Gustavo Fernandes, médico representante da Sociedade Brasileira de Oncologia Clínica, acrescenta que uma alternativa possível é promover políticas de desoneração de alimentos saudáveis. O oncologista também ressalta a importância dos programas desenvolvidos nas escolas brasileiras.
“A escola pública é uma unidade de atenção social também. A criança come, é educada, recebe abrigo contra a violência”, diz. A exemplo de medidas adotadas no governo de Barack Obama, nos Estados Unidos, ele sugere a promoção de alimentação saudável, estímulo à atividade física, orientações sobre tabaco, álcool e comportamento sexual.
Também destaca a importância de campanhas de vacinação, capazes de proteger os mais jovens de vírus como o HPV e o da hepatite B, que podem provocar, respectivamente, câncer do colo do útero e do fígado.
Por outro lado, Fernandes diz que não existem evidências suficientes que justifiquem a ampliação de políticas de rastreio para essa parcela da população.
Paulo Hoff, presidente da Oncologia D’Or, segue na mesma linha. O especialista afirma que não é uma questão de custo, mas, sim, dos riscos de possíveis intervenções em pacientes mais novos.
Nos casos do câncer de mama, a idade para promover o rastreio caiu de 50 para 40 anos. Já nos de intestino, passou para 45 anos. “Lembrando que isso se aplica a pessoas com risco normal. Quem tem histórico familiar deve começar a fazer o rastreamento mais jovem”, acrescenta Hoff.
Apesar dos desafios, os especialistas reunidos veem motivos para otimismo no futuro.
“Sempre que falo do câncer no adulto jovem, acho extremamente desafiador. Acho que talvez seja a idade na qual qualquer doença grave seja mais dramática. São os casos que mais me fazem pensar, sofrer e sentir”, afirma Fernandes.

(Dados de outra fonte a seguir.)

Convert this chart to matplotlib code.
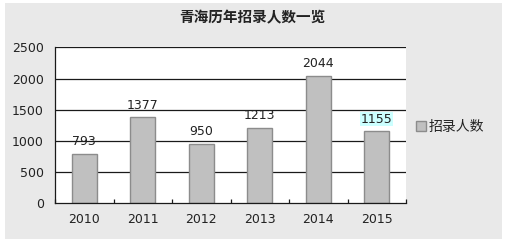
import matplotlib
matplotlib.use("Agg")
import matplotlib.pyplot as plt
from matplotlib.patches import Rectangle, Patch

plt.rcParams['font.family'] = ['DejaVu Sans', 'Noto Sans CJK SC']

years = ['2010', '2011', '2012', '2013', '2014', '2015']
values = [793, 1377, 950, 1213, 2044, 1155]
series_name = '招录人数'
title = '青海历年招录人数一览'
yticks = [0, 500, 1000, 1500, 2000, 2500]

fig = plt.figure(figsize=(5.07, 2.44), dpi=100, facecolor='white')
fig.patches.append(Rectangle((5/507, 5/244), 497/507, 236/244, transform=fig.transFigure,
                             facecolor='#E9E9E9', edgecolor='none', zorder=-10))

ax = fig.add_axes([55/507, 40.7/244, 351/507, 156/244])
ax.set_facecolor('white')
x = list(range(len(years)))
ax.bar(x, values, width=0.42, color='#C0C0C0', edgecolor='#8C8C8C', linewidth=1.0, zorder=3)

ax.set_xlim(-0.5, len(years) - 0.5)
ax.set_ylim(0, 2500)
ax.set_yticks(yticks)
ax.set_yticklabels([str(v) for v in yticks])
for v in yticks[1:]:
    ax.axhline(v, color='#1a1a1a', linewidth=0.9, zorder=1)

ax.set_xticks(x)
ax.set_xticklabels(years)
ax.set_xticks([i - 0.5 for i in range(len(years) + 1)], minor=True)
ax.tick_params(axis='x', which='major', length=0, pad=7, labelsize=9, labelcolor='#222222')
ax.tick_params(axis='x', which='minor', length=3, direction='in', width=0.9, color='#1a1a1a')
ax.tick_params(axis='y', length=0, pad=8, labelsize=9, labelcolor='#222222')

for s in ['top', 'right']:
    ax.spines[s].set_visible(False)
for s in ['left', 'bottom']:
    ax.spines[s].set_color('#1a1a1a')
    ax.spines[s].set_linewidth(0.9)
ax.spines['bottom'].set_zorder(5)

for i, v in enumerate(values):
    kw = {}
    if i == len(values) - 1:
        kw['bbox'] = dict(facecolor='#CCFFFF', edgecolor='none', pad=0.5)
    ax.annotate(str(v), (i, v), xytext=(0, 4), textcoords='offset points',
                ha='center', va='bottom', fontsize=9, color='#222222', zorder=6, **kw)

fig.text(252/507, 1 - 17/244, title, ha='center', va='center', fontsize=10.5,
         fontweight='bold', color='#222222', family=['Noto Sans CJK SC', 'DejaVu Sans'])

handle = Patch(facecolor='#C0C0C0', edgecolor='#8C8C8C', linewidth=1.0)
leg = fig.legend([handle], [series_name], loc='center left',
                 bbox_to_anchor=(416/507, 1 - 127/244), frameon=False,
                 borderpad=0, borderaxespad=0, handlelength=0.75, handleheight=0.75,
                 handletextpad=0.15, prop={'family': ['Noto Sans CJK SC'], 'size': 10})
for t in leg.get_texts():
    t.set_color('#222222')

fig.savefig('out.png', dpi=100, facecolor='white')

“Do ponto de vista do futuro, minha natureza é otimista. É lógico que podia melhorar mais, mas as coisas estão evoluindo”.
O 10º Congresso Todos Juntos Contra o Câncer acontece nos dias 26, 27 e 28 de setembro, em São Paulo, nas modalidades online e presencial. Serão, ao todo, cerca de 200 palestrantes, entre docentes, pacientes e autoridades.